Estamos numa quinta-feira da primavera de 1954. São quatro da manhã e o despertador toca na casa de Gebran Sabbag, 22 anos, que precisa acordar para fazer a primeira tarefa do dia. Ele lembra que ficou acordado até duas da madrugada tocando numa boate, mas assim mesmo levanta-se resignado.
Gebran mora com os pais, os irmãos e a avó paterna, numa casa de dois pavimentos na Inácio Lustosa, 932. A essa hora nenhum de seus cinco irmãos está de pé. Ele sai em silêncio do quarto que divide com o irmão Thomé, que estuda para o vestibular, e desce para o piso inferior. Caso tivesse tempo, daria mais atenção a Pinóquio, um pequeno cachorro branco e peludo, de raça misteriosa, com uma mancha marrom no olho.
Nem pára para tomar café. Pega o Renault Prairie da família e parte rua abaixo. Aspira o aroma intenso das magnólias. Ah, estão voltando as flores, salve grande Paulo Soledade!
A rua está bem iluminada. Deus abençoe o major Ney Braga, prefeito recém¬eleito, que distribui lâmpadas de 150W por toda parte, até no esquecido distrito de Santa Felicidade. Os postes de madeira têm uns 20cm de lado e seis metros de altura.
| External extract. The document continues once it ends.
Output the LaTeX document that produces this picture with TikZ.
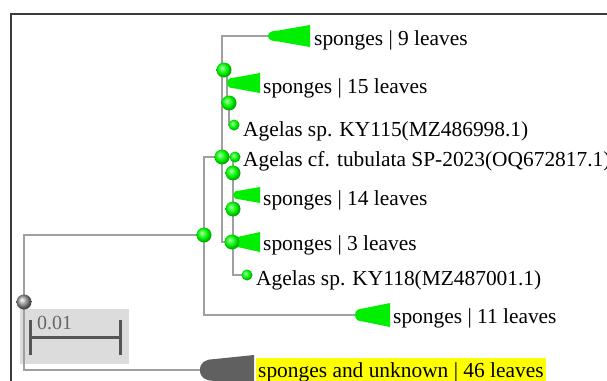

Gebran dobra na Trajano Reis, segue célere pela rua do Rosário, cruza a praça Tiradentes sem deixar de notar que os dois relógios da Catedral estão em sintonia, coisa que raramente acontece. Entra na XV de Novembro, por onde passam poucos veículos. Junto com a Barão do Rio Branco, e poucas outras, exibe piso de asfalto. No resto do centro o pavimento é de paralelepípedo – chamado duquim.) Pára no número 420. Pronto. Está na Panificadora Curitibana, onde é gerente do forno e gestor do estoque de farinha de trigo.
Antes que Gebran inicie sua rotina diária convém constatar que não é todo
o dia que o Renault está à sua disposição. E sem o carro seu caminho fica muito mais interessante. Virando na rua Parnaíba, ele logo chega à Jaime Reis, onde encontra o que considera a coisa mais linda daqueles tempos – os colonos.
Eles vêm de Santa Felicidade, a carrocinha cheia de produtos agrícolas. No Largo da Ordem, uns ficam cuidando dos cavalos que tomam água no bebedouro, outros seguem para o centro comercial para comprar ferragens e tecidos. Lindo era o som dos colonos. “Quer comprar guelinha, ovos, rrrepolho, fijon?”. Suas vozes têm harmonias inesperadas.